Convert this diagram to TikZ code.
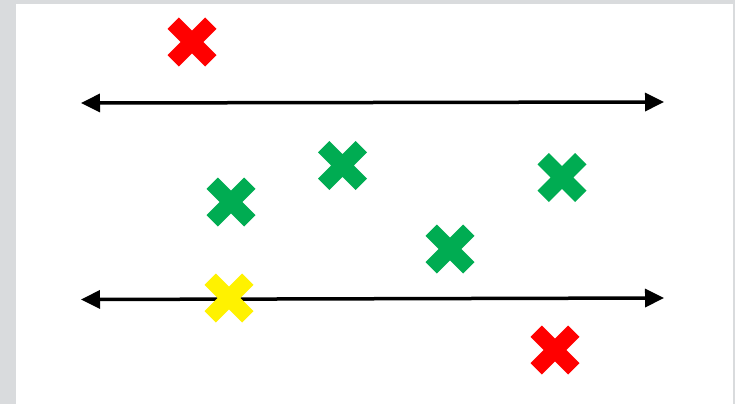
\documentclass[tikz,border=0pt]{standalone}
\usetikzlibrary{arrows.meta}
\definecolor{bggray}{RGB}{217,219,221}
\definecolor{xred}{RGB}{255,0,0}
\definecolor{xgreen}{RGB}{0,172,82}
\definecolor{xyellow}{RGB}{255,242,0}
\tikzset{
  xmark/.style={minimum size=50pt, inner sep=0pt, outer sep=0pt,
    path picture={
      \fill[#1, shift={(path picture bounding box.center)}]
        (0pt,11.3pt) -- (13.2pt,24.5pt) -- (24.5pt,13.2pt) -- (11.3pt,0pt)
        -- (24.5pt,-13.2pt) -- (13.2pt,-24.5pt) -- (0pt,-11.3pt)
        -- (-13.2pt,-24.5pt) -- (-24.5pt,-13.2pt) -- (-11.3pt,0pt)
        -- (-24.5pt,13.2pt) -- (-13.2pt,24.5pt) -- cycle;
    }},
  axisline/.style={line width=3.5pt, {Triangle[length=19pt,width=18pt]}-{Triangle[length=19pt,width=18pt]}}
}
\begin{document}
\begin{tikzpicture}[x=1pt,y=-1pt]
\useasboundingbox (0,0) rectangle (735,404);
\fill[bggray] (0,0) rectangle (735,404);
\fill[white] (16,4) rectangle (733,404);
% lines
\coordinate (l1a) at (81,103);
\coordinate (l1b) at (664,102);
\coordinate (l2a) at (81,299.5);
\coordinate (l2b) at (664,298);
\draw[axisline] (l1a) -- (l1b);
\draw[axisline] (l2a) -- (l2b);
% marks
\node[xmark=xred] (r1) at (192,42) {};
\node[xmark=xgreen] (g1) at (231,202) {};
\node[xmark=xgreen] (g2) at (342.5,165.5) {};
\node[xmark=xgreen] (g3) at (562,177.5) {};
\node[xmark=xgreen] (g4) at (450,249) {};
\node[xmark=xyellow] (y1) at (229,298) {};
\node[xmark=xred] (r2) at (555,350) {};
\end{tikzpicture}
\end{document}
☆ ☆ ☆ ☆
Give an exact reproduction of every line, leaving out any picture.

ANSWER TO THE EXERCISE
Convert this diagram to TikZ code.
\documentclass[tikz,border=0pt]{standalone}
\usetikzlibrary{arrows.meta}
\definecolor{bggray}{RGB}{217,219,221}
\definecolor{xred}{RGB}{255,0,0}
\definecolor{xgreen}{RGB}{0,172,82}
\definecolor{xyellow}{RGB}{255,242,0}
\tikzset{
  xmark/.style={minimum size=50pt, inner sep=0pt, outer sep=0pt,
    path picture={
      \fill[#1, shift={(path picture bounding box.center)}]
        (0pt,11.3pt) -- (13.2pt,24.5pt) -- (24.5pt,13.2pt) -- (11.3pt,0pt)
        -- (24.5pt,-13.2pt) -- (13.2pt,-24.5pt) -- (0pt,-11.3pt)
        -- (-13.2pt,-24.5pt) -- (-24.5pt,-13.2pt) -- (-11.3pt,0pt)
        -- (-24.5pt,13.2pt) -- (-13.2pt,24.5pt) -- cycle;
    }},
  axisline/.style={line width=3.5pt, {Triangle[length=19pt,width=18pt]}-{Triangle[length=19pt,width=18pt]}}
}
\begin{document}
\begin{tikzpicture}[x=1pt,y=-1pt]
\useasboundingbox (0,0) rectangle (735,404);
\fill[bggray] (0,0) rectangle (735,404);
\fill[white] (16,4) rectangle (733,404);
% lines
\coordinate (l1a) at (81,103);
\coordinate (l1b) at (664,102);
\coordinate (l2a) at (81,299.5);
\coordinate (l2b) at (664,298);
\draw[axisline] (l1a) -- (l1b);
\draw[axisline] (l2a) -- (l2b);
% marks
\node[xmark=xred] (r1) at (192,42) {};
\node[xmark=xgreen] (g1) at (231,202) {};
\node[xmark=xgreen] (g2) at (342.5,165.5) {};
\node[xmark=xgreen] (g3) at (562,177.5) {};
\node[xmark=xgreen] (g4) at (450,249) {};
\node[xmark=xyellow] (y1) at (229,298) {};
\node[xmark=xred] (r2) at (555,350) {};
\end{tikzpicture}
\end{document}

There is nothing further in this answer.